Aim: Leaving out every picture, retype the lines below from the top through the one that contains "10352, 10298, 10216]".

Extracted information:
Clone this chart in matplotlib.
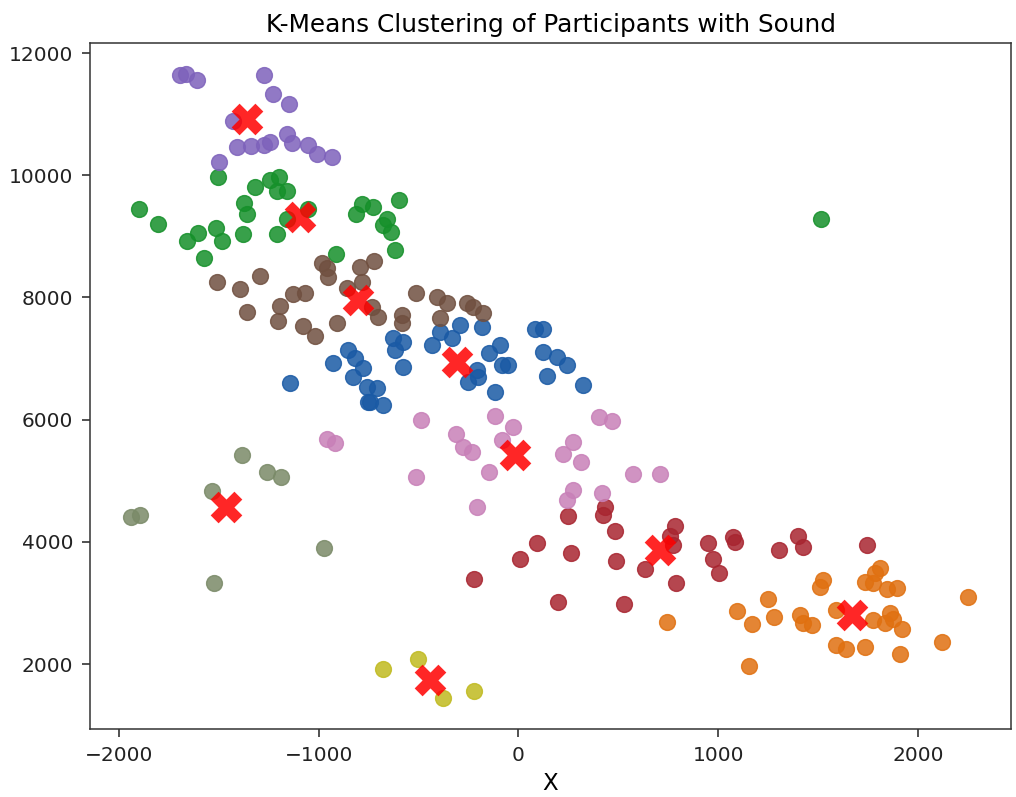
import matplotlib.pyplot as plt
import numpy as np

# Координаты участников по кластерам (X, Y)
purple_x = [-1695, -1665, -1608, -1274, -1230, -1147, -1428, -1411, -1341, -1274, -1244, -1160, -1135, -1052, -1010, -935, -1498]
purple_y = [11635, 11656, 11553, 11635, 11324, 11170, 10887, 10461, 10473, 10489, 10543, 10679, 10527, 10489, 10352, 10298, 10216]

green_x = [-1503, -1898, -1803, -1661, -1603, -1514, -1486, -1574, -1374, -1361, -1381, -1319, -1244, -1197, -1210, -1160,
           -1207, -1160, -1052, -785, -813, -727, -597, -660, -680, -638, -618, -914, 1514]
green_y = [9970, 9451, 9206, 8922, 9053, 9140, 8922, 8649, 9549, 9369, 9032, 9806, 9916, 9970, 9741, 9741,
           9042, 9287, 9451, 9533, 9369, 9479, 9589, 9287, 9179, 9070, 8770, 8715, 9280]

brown_x = [-1511, -1394, -1294, -1358, -1194, -1202, -1127, -1069, -1077, -1019, -985, -957, -952, -907, -860, -793,
           -723, -785, -735, -702, -585, -585, -513, -410, -359, -393, -259, -226, -176]
brown_y = [8246, 8132, 8350, 7765, 7858, 7618, 8055, 8076, 7531, 7367, 8567, 8476, 8328, 7585, 8148, 8502,
           8595, 8256, 7847, 7683, 7711, 7575, 8076, 8011, 7903, 7657, 7903, 7837, 7739]

blue_x = [-927, -852, -818, -777, -827, -760, -710, -752, -677, -627, -577, -618, -580, -435, -393, -334, -293, -184,
          -251, -209, -201, -146, -93, -84, -51, -118, 83, 121, 124, 191, 241, 141, 324, -1144, -743]
blue_y = [6920, 7138, 7002, 6839, 6701, 6537, 6511, 6292, 6238, 7330, 7274, 7138, 6865, 7220, 7438, 7330, 7547, 7510,
          6619, 6811, 6701, 7084, 7220, 6893, 6893, 6456, 7477, 7477, 7110, 7029, 6893, 6713, 6565, 6593, 6292]

pink_x = [-490, -960, -919, -313, -276, -234, -118, -29, -83, -146, -513, -209, 274, 223, 315, 403, 467, 575, 708, 271, 241, 416]
pink_y = [5992, 5676, 5621, 5758, 5555, 5473, 6058, 5878, 5665, 5146, 5067, 4573, 5637, 5444, 5310, 6046, 5976, 5108, 5108, 4846, 4683, 4792]

red_x = [249, 433, 425, 483, 488, 261, 91, 8, -223, 199, 528, 783, 758, 775, 633, 788, 950, 972, 1005, 1075, 1084, 1306, 1401, 1423, 1743]
red_y = [4421, 4573, 4437, 4183, 3692, 3820, 3984, 3712, 3385, 3018, 2980, 4265, 4093, 3946, 3548, 3329, 3974, 3712, 3493, 4082, 4000, 3864, 4093, 3918, 3946]

orange_x = [742, 1155, 1092, 1167, 1250, 1279, 1409, 1426, 1468, 1526, 1509, 1589, 1589, 1639, 1735, 1810, 1785, 1735,
            1773, 1846, 1896, 1860, 1835, 1876, 1918, 1776, 1910, 2119, 2252]
orange_y = [2690, 1965, 2870, 2653, 3057, 2772, 2800, 2674, 2636, 3373, 3264, 2882, 2309, 2239, 2271, 3565, 3483, 3345,
            3329, 3221, 3238, 2828, 2664, 2730, 2566, 2718, 2162, 2363, 3090]

gray_x = [-1386, -1258, -1190, -1536, -1941, -1895, -974, -1524]
gray_y = [5419, 5136, 5054, 4835, 4409, 4437, 3892, 3329]

olive_x = [-677, -503, -378, -223]
olive_y = [1911, 2079, 1441, 1556]

# Центры кластеров
centers_x = [-1361, -1094, -802, -309, -18, 708, 1668, -1464, -443]
centers_y = [10925, 9315, 7957, 6947, 5419, 3864, 2800, 4563, 1736]

clusters = [
    (blue_x, blue_y, '#1a5aa5'),
    (orange_x, orange_y, '#e07010'),
    (green_x, green_y, '#15902a'),
    (red_x, red_y, '#a82530'),
    (purple_x, purple_y, '#7e62bb'),
    (brown_x, brown_y, '#705040'),
    (pink_x, pink_y, '#c880b8'),
    (gray_x, gray_y, '#7a8a68'),
    (olive_x, olive_y, '#c0ba20'),
]

fig = plt.figure(figsize=(10.16, 7.97), dpi=100)
ax = fig.add_axes([0.0886, 0.0853, 0.9065, 0.8607])

for xs, ys, col in clusters:
    ax.scatter(xs, ys, s=130, color=col, alpha=0.85)

ax.scatter(centers_x, centers_y, s=520, c='red', marker='X', alpha=0.85, linewidths=0)

ax.set_xlim(-2145, 2466)
ax.set_ylim(936, 12164)
ax.set_xticks([-2000, -1000, 0, 1000, 2000])
ax.set_yticks([2000, 4000, 6000, 8000, 10000, 12000])
ax.tick_params(labelsize=14.5, length=6, width=1.1, pad=6, colors='#222222')
for sp in ax.spines.values():
    sp.set_linewidth(1.1)
    sp.set_color('#333333')

ax.set_title('K-Means Clustering of Participants with Sound', fontsize=17.8, pad=8)
ax.set_xlabel('X', fontsize=16.5, labelpad=5)

plt.savefig('out.png', dpi=100)
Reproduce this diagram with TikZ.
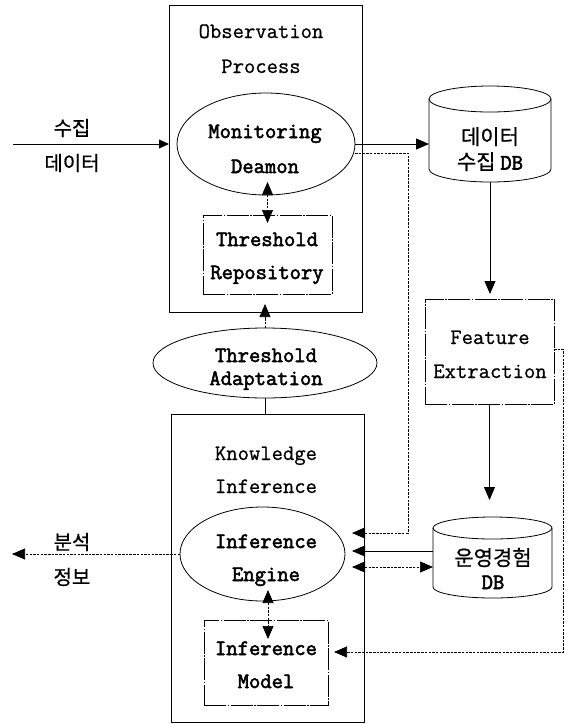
\documentclass[tikz,border=0pt]{standalone}
\usepackage{fontspec}
\newfontfamily\kr[FakeBold=0.6]{Noto Sans CJK KR}
\newfontfamily\ttr[FakeBold=0.8]{Latin Modern Mono}
\newfontfamily\ttb[FakeBold=2.4]{Latin Modern Mono}
\usetikzlibrary{shapes.geometric,arrows.meta,calc}
\begin{document}
\begin{tikzpicture}[x=1pt,y=-1pt,
  every node/.style={inner sep=0pt, outer sep=0pt},
  txt/.style={font=\ttr\fontsize{22}{24}\selectfont, text height=12pt, text depth=0pt},
  btxt/.style={font=\ttb\fontsize{22}{24}\selectfont, text height=12pt, text depth=0pt},
  ktxt/.style={font=\kr\fontsize{20}{24}\selectfont, text height=15pt, text depth=0pt},
  dbtxt/.style={font=\kr\fontsize{21}{24}\selectfont, text height=15pt, text depth=0pt},
  frame/.style={draw, rectangle, line width=0.8pt},
  sub/.style={draw, rectangle, line width=0.7pt, dash pattern=on 22pt off 1.5pt on 1.5pt off 1.5pt},
  oval/.style={draw, ellipse, line width=0.8pt},
  conn/.style={line width=0.8pt},
  dsh/.style={line width=0.7pt, dash pattern=on 2.5pt off 1.2pt},
  tip/.style={-{Triangle[length=13pt,width=11pt]}},
  tipS/.style={-{Triangle[length=10pt,width=9pt]}},
  tips/.style={{Triangle[length=13pt,width=11pt]}-{Triangle[length=13pt,width=11pt]}},
]
\useasboundingbox (0,0) rectangle (566,724);

% Observation process
\node[frame, minimum width=193pt, minimum height=307pt] (obs) at (265.5,158.5) {};
\node[txt] (tObsA) at (261,32) {Observation};
\node[txt] (tObsB) at (261,67) {Process};
\node[oval, minimum width=178pt, minimum height=102pt] (mon) at (266,144) {};
\node[btxt] (tMonA) at (265,132) {Monitoring};
\node[btxt] (tMonB) at (265,167) {Deamon};
\node[sub, minimum width=129pt, minimum height=79pt] (thrrep) at (267.5,254.5) {};
\node[btxt] (tTRA) at (267,240) {Threshold};
\node[btxt] (tTRB) at (267,273) {Repository};

% Threshold adaptation
\node[oval, minimum width=224pt, minimum height=70pt] (thradapt) at (265,363) {};
\node[btxt] (tTAA) at (266,356) {Threshold};
\node[btxt] (tTAB) at (266,379) {Adaptation};

% Knowledge inference
\node[frame, minimum width=193pt, minimum height=308pt] (know) at (267.5,568) {};
\node[txt] (tKA) at (266,454) {Knowledge};
\node[txt] (tKB) at (266,487) {Inference};
\node[oval, minimum width=165pt, minimum height=94pt] (eng) at (262.5,554) {};
\node[btxt] (tEA) at (266,542) {Inference};
\node[btxt] (tEB) at (266,575) {Engine};
\node[sub, minimum width=124pt, minimum height=85pt] (model) at (266,662.5) {};
\node[btxt] (tMA) at (266,649) {Inference};
\node[btxt] (tMB) at (266,682) {Model};

% Feature extraction
\node[sub, minimum width=129pt, minimum height=105pt] (fe) at (489.5,351.5) {};
\node[txt] (tFA) at (490,338) {Feature};
\node[txt] (tFB) at (490,372) {Extraction};

% DB 1
\node[minimum width=122pt, minimum height=96pt] (db1) at (490,134) {};
\draw[conn] (490,99) ellipse [x radius=61pt, y radius=13pt];
\draw[conn] (429,99) -- (429,169) arc[start angle=180, end angle=360, x radius=61pt, y radius=13pt] -- (551,99);
\node[dbtxt] (tD1A) at (490,137) {데이터};
\node[dbtxt] (tD1B) at (490,162) {수집 {\ttb\fontsize{22}{24}\selectfont DB}};

% DB 2
\node[minimum width=119pt, minimum height=81pt] (db2) at (492.5,557.5) {};
\draw[conn] (492.5,528) ellipse [x radius=59.5pt, y radius=11pt];
\draw[conn] (433,528) -- (433,587) arc[start angle=180, end angle=360, x radius=59.5pt, y radius=11pt] -- (552,528);
\node[dbtxt] (tD2A) at (493,558) {운영경험};
\node[btxt] (tD2B) at (493,583) {DB};

% side labels
\node[ktxt] (lInA) at (72,128) {수집};
\node[ktxt] (lInB) at (72,163) {데이터};
\node[ktxt] (lOutA) at (72,542) {분석};
\node[ktxt] (lOutB) at (72,577) {정보};

% connectors
\coordinate (kx) at ([xshift=-12pt]know.east);
\coordinate (inL) at (13,144);
\draw[conn,tipS] (inL) -- (inL -| obs.west);
\draw[conn,tip] (mon.east) -- (mon.east -| db1.west);
\coordinate (m1) at ([yshift=-9pt]mon.east);
\coordinate (busT) at (408,153);
\coordinate (busB) at (408,533);
\draw[dsh,tip] (m1) -- (busT) -- (busB) -- (busB -| kx);
\draw[dsh,tips] ($(thrrep.north |- mon.south)+(0,-13)$) -- ($(thrrep.north)+(0,8)$);
\draw[dsh,tip] (thradapt.north) -- ($(thradapt.north |- thrrep.south)+(0,10)$);
\draw[conn] (thradapt.south) -- (thradapt.south |- know.north);
\draw[conn,tip,shorten >=5pt] (db1.south) -- (db1.south |- fe.north);
\draw[conn,tip,shorten >=17pt] (fe.south) -- (fe.south |- db2.north);
\coordinate (d2a) at ([yshift=6.5pt]db2.west);
\coordinate (d2b) at ([yshift=-9.5pt]db2.west);
\draw[conn,tip] (d2a) -- (d2a -| kx);
\draw[dsh,tips] (d2b -| kx) -- (d2b);
\coordinate (outL) at (12,554);
\draw[dsh,tip] (eng.west) -- (outL);
\draw[dsh,tips] ($(model.north |- eng.south)+(2,-11)$) -- ($(model.north)+(2,19)$);
\coordinate (rT) at (563,349);
\coordinate (rB) at (563,652);
\coordinate (mx) at ([xshift=6pt]model.east);
\draw[dsh,tip] (rT -| fe.east) -- (rT) -- (rB) -- (rB -| mx);
\end{tikzpicture}
\end{document}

Written solution:
Clone this chart in matplotlib.
import matplotlib.pyplot as plt
import numpy as np

# Координаты участников по кластерам (X, Y)
purple_x = [-1695, -1665, -1608, -1274, -1230, -1147, -1428, -1411, -1341, -1274, -1244, -1160, -1135, -1052, -1010, -935, -1498]
purple_y = [11635, 11656, 11553, 11635, 11324, 11170, 10887, 10461, 10473, 10489, 10543, 10679, 10527, 10489, 10352, 10298, 10216]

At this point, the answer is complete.